The Stanford Universities Digital Libraries Project deals primarily with computing literature, with a strong focus on networked information sources. It is one participant among five universities of the Digital Library Initiative, supported by the NSF (National Science Foundation), DARPA (Defense Advanced Research Projects Agency), and NASA (National Aeronautics and Space Administration). "The Initiative's focus is to dramatically advance the means to collect, store, and organize information in digital forms, and make it available for searching, retrieval, and processing via communication networks - all in user-friendly ways."

Library 2000 gives the historical record of a project held by the MIT Laboratory for Computer Science (MIT: Massachusetts Institute of Technology) between Fall 1995 and February 1998. Library 2000 was a computer systems research project that explored the implications of large-scale on-line storage using the future electronic library as an example.

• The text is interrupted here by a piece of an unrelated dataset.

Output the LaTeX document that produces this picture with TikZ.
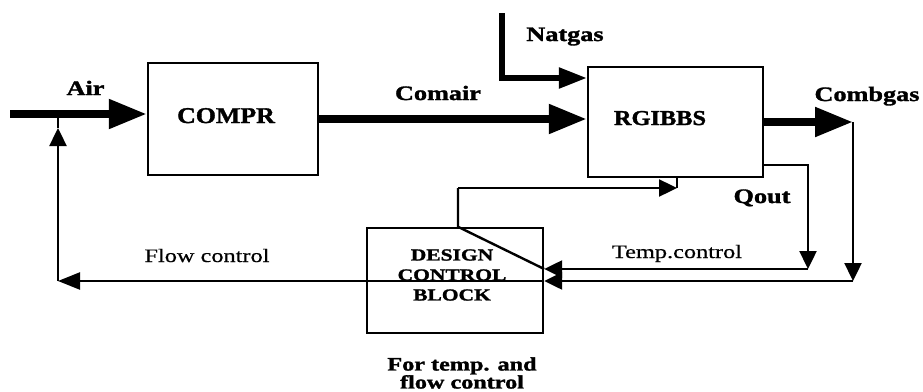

The project was pragmatic, developing a prototype using the technology and system configurations expected to be economically feasible in the year 2000.

Based at the Corporation for National Research Initiatives (CNRI), the D-Lib Program supports the community of people with research interests in digital libraries and electronic publishing. D-Lib Magazine, the magazine of digital library research, is a monthly compilation of contributed stories, commentary, and briefings.

The International Federation of Library Associations and Institutions (IFLA) provides a very interesting section Electronic Collections and Services.